Lost In Coupland

 

From Scotland on Sunday (February 13, 2000)

by Tom Lappin

TIME can be cruel. The sixth novel from the Canadian who chronicled the neon-lit consumerist purgatory of the late 20th century finds him casting around in his own back catalogue for ideas. No longer the bright literary voice of a disgruntled generation, Coupland is stuck in transit between freshness and authority.

Miss Wyoming is his least satisfying work to date because it seems so conventional, without the brisk, incisive life-snippets of Generation X, the alternative spirituality of Life After God, or the exuberant apocalyptic flamboyance of Girlfriend In a Coma.

Miss Wyoming is an all-American tale of celebrity, bad parenting and a familiar search for redemption. Its heroine, Susan Colgate (an almost self-parodic Coupland name) is a pristine graduate of the child beauty pageant circuit, a sometime sitcom star in a cheesy confection called 'Meet The Blooms'.

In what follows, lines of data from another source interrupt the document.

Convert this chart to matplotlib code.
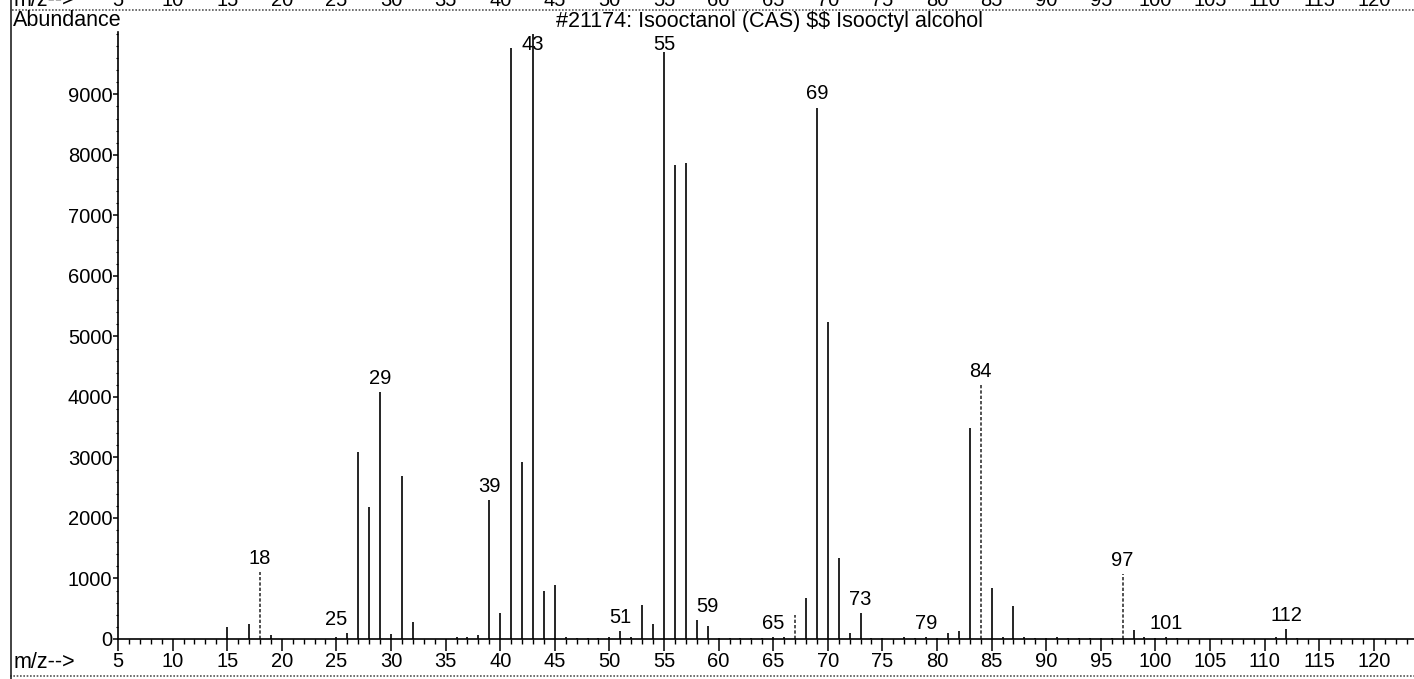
import matplotlib
matplotlib.use('Agg')
import matplotlib.pyplot as plt
from matplotlib.lines import Line2D
from matplotlib.ticker import MultipleLocator
import matplotlib.transforms as mtransforms

plt.rcParams['font.family'] = ['Liberation Sans', 'DejaVu Sans']

# ── Spectrum data ────────────────────────────────────────────────────────────
mz = [15, 17, 18, 19, 25, 26, 27, 28, 29, 30, 31, 32, 36, 37, 38, 39, 40,
      41, 42, 43, 44, 45, 46, 47, 48, 49, 50, 51, 52, 53, 54, 55, 56, 57,
      58, 59, 60, 61, 62, 63, 64, 65, 66, 67, 68, 69, 70, 71, 72, 73, 74,
      75, 77, 78, 79, 80, 81, 82, 83, 84, 85, 86, 87, 88, 89, 90, 91, 92,
      93, 94, 95, 96, 97, 98, 99, 100, 101, 102, 111, 112, 113]
abundance = [200, 250, 1100, 70, 30, 100, 3090, 2180, 4080, 80, 2690, 280,
             30, 40, 60, 2300, 430,
             9770, 2925, 10000, 800, 890, 30, 20, 20, 20, 40, 130, 30, 560,
             250, 9700, 7830, 7860,
             310, 215, 15, 15, 20, 20, 20, 30, 30, 400, 680, 8780, 5240, 1340,
             100, 430, 20,
             15, 30, 20, 30, 20, 100, 130, 3490, 4200, 840, 40, 550, 30, 20,
             20, 25, 20,
             20, 15, 15, 15, 1070, 150, 40, 15, 25, 15, 30, 160, 15]

# peaks printed as broken / dotted strokes in the scan
faint_mz = [18, 67, 84, 97]

# peaks carrying an m/z label
label_mz = [18, 25, 29, 39, 43, 51, 55, 59, 65, 69, 73, 79, 84, 97, 101, 112]

x_ticks = list(range(5, 121, 5))
y_ticks = list(range(0, 9001, 1000))

title = r"#21174: Isooctanol (CAS) \$\$ Isooctyl alcohol"

FS = 14.5
FS_CAP = 15.5
W, H = 1414, 679

fig = plt.figure(figsize=(W / 100, H / 100), dpi=100)
ax = fig.add_axes([118 / W, 40 / H, 1 - 118 / W, 607 / H])

heights = dict(zip(mz, abundance))
solid = [(m, a) for m, a in zip(mz, abundance) if m not in faint_mz]
faint = [(m, a) for m, a in zip(mz, abundance) if m in faint_mz]
ax.vlines([m for m, _ in solid], 0, [a for _, a in solid], color='black', lw=1.2)
ax.vlines([m for m, _ in faint], 0, [a for _, a in faint], color='#333333',
          lw=1.2, linestyles=(0, (2, 1.2)))

# peak labels sit just above the tallest of the peak and its neighbours
for m in label_mz:
    top = max(heights.get(m - 1, 0), heights.get(m, 0), heights.get(m + 1, 0))
    top = min(top, 9600)
    ax.annotate(str(m), (m, top), textcoords='offset points', xytext=(0, 3),
                ha='center', va='bottom', fontsize=FS)

ax.set_xlim(5, 5 + (W - 118) / 10.92)
ax.set_ylim(0, 10030)
ax.spines['top'].set_visible(False)
ax.spines['right'].set_visible(False)
for sp in ('left', 'bottom'):
    ax.spines[sp].set_linewidth(1.2)

ax.set_xticks(x_ticks)
ax.set_xticklabels([str(v) for v in x_ticks], fontsize=FS)
ax.xaxis.set_minor_locator(MultipleLocator(1))
ax.tick_params(axis='x', which='major', direction='out', length=8.5, width=1.1, pad=1)
ax.tick_params(axis='x', which='minor', direction='out', length=3.8, width=1.0)

ax.set_yticks(y_ticks)
ax.set_yticklabels([str(v) for v in y_ticks], fontsize=FS)
ax.yaxis.set_minor_locator(MultipleLocator(200))
ax.tick_params(axis='y', which='major', direction='out', length=3.5, width=1.1, pad=0.5)
ax.tick_params(axis='y', which='minor', direction='out', length=1.8, width=0.8)

# axis captions and title
fig.text(13 / W, 1 - 20 / H, 'Abundance', fontsize=FS_CAP, ha='left', va='center')
fig.text(14 / W, 17 / H, 'm/z-->', fontsize=FS_CAP, ha='left', va='center')
fig.text(770 / W, 1 - 21 / H, title, fontsize=FS_CAP, ha='center', va='center')

# bottom of the previous spectrum's axis labels, cut off by the page edge
trans = mtransforms.blended_transform_factory(ax.transData, fig.transFigure)
for v in x_ticks:
    fig.text(v, 1 - 6 / H, str(v), transform=trans, fontsize=FS,
             ha='center', va='baseline')
fig.text(14 / W, 1 - 6 / H, 'm/z-->', fontsize=FS_CAP, ha='left', va='baseline')

# page frame remnants from the scan
fig.add_artist(Line2D([12 / W, 1], [1 - 10 / H] * 2, transform=fig.transFigure,
                      color='#555555', lw=1.2, ls=(0, (1, 1))))
fig.add_artist(Line2D([10 / W, 1], [3 / H] * 2, transform=fig.transFigure,
                      color='#555555', lw=1.2, ls=(0, (1, 1))))
fig.add_artist(Line2D([11 / W] * 2, [0, 1], transform=fig.transFigure,
                      color='#222222', lw=1.2))

fig.savefig('out.png', dpi=100)
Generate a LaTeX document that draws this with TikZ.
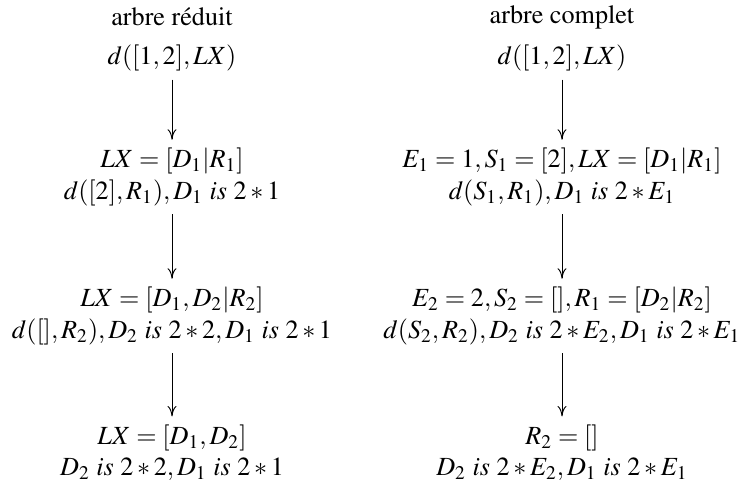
\documentclass[tikz,border=0pt]{standalone}
\usepackage[T1]{fontenc}
\usepackage{mathptmx}
\usetikzlibrary{arrows.meta}
\begin{document}
\begin{tikzpicture}[x=0.41667pt,y=-0.41667pt,
  st/.style={align=center,font=\fontsize{10.9}{13.1}\selectfont},
  arr/.style={-{Computer Modern Rightarrow[length=4.4pt,width=3.8pt]}}]
\useasboundingbox (0,0) rectangle (743,481);
% left column
\node[st] (tl) at (172,17) {arbre réduit};
\node[st] (l0) at (172,58) {$d([1,2],LX)$};
\node[st] (l1) at (172,177) {$LX=[D_1|R_1]$\\$d([2],R_1),D_1\ is\ 2*1$};
\node[st] (l2) at (172,316) {$LX=[D_1,D_2|R_2]$\\$d([],R_2),D_2\ is\ 2*2,D_1\ is\ 2*1$};
\node[st] (l3) at (172,453) {$LX=[D_1,D_2]$\\$D_2\ is\ 2*2,D_1\ is\ 2*1$};
\draw[arr] (l0) -- (l1);
\draw[arr] (l1) -- (l2);
\draw[arr] (l2) -- (l3);
% right column
\node[st] (tr) at (562,17) {arbre complet};
\node[st] (r0) at (562,58) {$d([1,2],LX)$};
\node[st] (r1) at (562,177) {$E_1=1,S_1=[2],LX=[D_1|R_1]$\\$d(S_1,R_1),D_1\ is\ 2*E_1$};
\node[st] (r2) at (562,316) {$E_2=2,S_2=[],R_1=[D_2|R_2]$\\$d(S_2,R_2),D_2\ is\ 2*E_2,D_1\ is\ 2*E_1$};
\node[st] (r3) at (562,453) {$R_2=[]$\\$D_2\ is\ 2*E_2,D_1\ is\ 2*E_1$};
\draw[arr] (r0) -- (r1);
\draw[arr] (r1) -- (r2);
\draw[arr] (r2) -- (r3);
\end{tikzpicture}
\end{document}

Her paramour is John Johnson (another dose of Coupland archness present and correct) who has been spat out by the Hollywood he courted. A producer of action films and enthusiastic consumer of the lifestyle and chemicals that accompany the job, he has emerged from a crisis of faith looking for a Susan-shaped saviour.

In its way, it's as formulaic a romance as any product of the Mills & Boon factory. Susan and John are destined to exchange tepid musing about the futility of celebrity, and find in each other the substance to fill the chasm created by the bleakness of fame and success.

Coupland's satirical take on celebrity is somewhat hamstrung by occupying the same territory as Bret Easton Ellis's Glamorama, and Coupland just doesn't have the same degree of staying power to match Ellis's scabrous relentlessness. Instead he gives us a gentler picture of an artificial life, although Susan always seems capable of maintaining her serenity, even when dogged by a psychotic mother who had raised her to be a star from as soon as she could put on a pre- teen lipstick.

In her mid-20s, with her career already in a freefall of its own, Susan is the only survivor of an air-crash, left sitting pretty and unscathed in her seat (58A) in a sorghum field, scattered around her the debris, limbs, baggage and food trays of her fellow passengers. It's a neatly sardonic take on the sanctity of the star, surviving, while the impersonal extras are so much dead meat.

Susan uses the disaster to escape her identity, wandering off from the wreckage in search of a saner life. Johnson does the same, drifting away from a box-office hit to live as a bum, eating from McDonald's refuse bins, looking for some meaningful existence in the clichd poetry of the American road.

Neither escape succeeds, each has to make a partial return to their previous existences, to make vague compromises. In that sense Coupland seems to embrace what has always been alien to him, a romantic conservatism. In an LA of psychics, net freaks, wannabe scriptwriters and embittered Hollywood pros, Coupland displays a disappointingly trite belief in romantic salvation. For a man who used to be a generational visionary, it's a step backwards.